7. Ah, you are working over a special $\lambda$-ring. Then your proof actually simplifies: If $x$ is a line element and $y$ is an arbitrary element of a special $\lambda$-ring, then $\lambda_t\left(xy\right)=\lambda_{xt}\left(y\right)$, where $\lambda_t\left(u\right)$ denotes the formal power series $\sum_{i\geq 0}\lambda^i\left(u\right)t^u$ for every $u$ in the ring. This is even mentioned in Fulton/Lang. However, I am not sure whether Fulton/Lang assumed the $\lambda$-ring we are working in to be special; he even defined positive structure before defining special $\lambda$-rings. Then again, maybe positive structure implies speciality?

8. Anyway, both Fulton/Lang andCharles Weibel’s K-book state the above assertion (that the line elements form a subgroup of the $\lambda$-ring, particularly implying that the inverse of a line element is positive) without requiring it to be a special $\lambda$-ring (and before even defining what a special $\lambda$-ring is). Is this a mistake on their side or is there an argument why this always holds?

9. Should the wedge product $\wedge E’$ be written as $\wedge E$ in the sentence (below formula (L1) ): “… then $\wedge E’$ has a filtration whose associated graded is the direct sum on the RHS above.”?

10. Fei: No, E’ is an extension of E and F. It’s right as is, but it’s terrible notation probably.

11. Ah, I see. I was looking at the exact sequence $0\to E’\to E\to E”\to 0$. I though the $E’$ is the guy in this exact sequence.
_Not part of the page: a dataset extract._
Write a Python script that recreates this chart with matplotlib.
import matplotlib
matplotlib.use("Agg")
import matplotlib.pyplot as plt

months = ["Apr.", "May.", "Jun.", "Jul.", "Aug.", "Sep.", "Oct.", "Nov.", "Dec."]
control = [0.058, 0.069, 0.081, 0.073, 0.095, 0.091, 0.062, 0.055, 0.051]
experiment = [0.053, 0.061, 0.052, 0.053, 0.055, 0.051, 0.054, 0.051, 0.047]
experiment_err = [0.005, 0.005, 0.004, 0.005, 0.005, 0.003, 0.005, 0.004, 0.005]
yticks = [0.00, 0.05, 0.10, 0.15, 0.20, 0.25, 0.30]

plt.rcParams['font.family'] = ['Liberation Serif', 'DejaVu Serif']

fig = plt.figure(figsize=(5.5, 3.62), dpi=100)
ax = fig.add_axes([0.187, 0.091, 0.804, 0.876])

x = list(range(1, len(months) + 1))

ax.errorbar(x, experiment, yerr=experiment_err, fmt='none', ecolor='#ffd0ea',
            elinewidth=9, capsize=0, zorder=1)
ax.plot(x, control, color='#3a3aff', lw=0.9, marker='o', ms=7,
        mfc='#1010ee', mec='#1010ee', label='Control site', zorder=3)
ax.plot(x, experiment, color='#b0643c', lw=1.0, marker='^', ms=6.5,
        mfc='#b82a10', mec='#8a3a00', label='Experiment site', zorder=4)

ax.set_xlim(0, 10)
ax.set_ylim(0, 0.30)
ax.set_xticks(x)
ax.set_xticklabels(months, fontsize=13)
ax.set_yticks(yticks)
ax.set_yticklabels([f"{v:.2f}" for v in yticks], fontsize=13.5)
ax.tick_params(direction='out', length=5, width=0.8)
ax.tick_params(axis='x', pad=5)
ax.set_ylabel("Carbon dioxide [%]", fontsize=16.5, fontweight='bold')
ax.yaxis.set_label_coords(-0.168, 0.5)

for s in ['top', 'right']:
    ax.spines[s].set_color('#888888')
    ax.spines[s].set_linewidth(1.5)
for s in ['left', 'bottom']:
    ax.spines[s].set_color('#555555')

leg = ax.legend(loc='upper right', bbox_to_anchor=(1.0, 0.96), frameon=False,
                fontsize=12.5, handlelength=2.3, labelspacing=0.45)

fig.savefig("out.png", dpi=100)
12. After two years I just wanted to add that Fulton/Lang’s questionable claim (that the multiplicative inverse of a line element is a line element as well) is incorrect. See the footnote in the definition of a “positive structure” in my lambda-rings notes ( https://sites.google.com/site/darijgrinberg/lambda/lambda.pdf?attredirects=0&d=1 ); at the moment, this is footnote 29 on page 64 (continued onto page 65). The counterexample is actually even a special lambda-ring. The proof by Steven Sam above (for special lambda-rings) only shows that the inverse is 1-dimensional, but not that it is positive.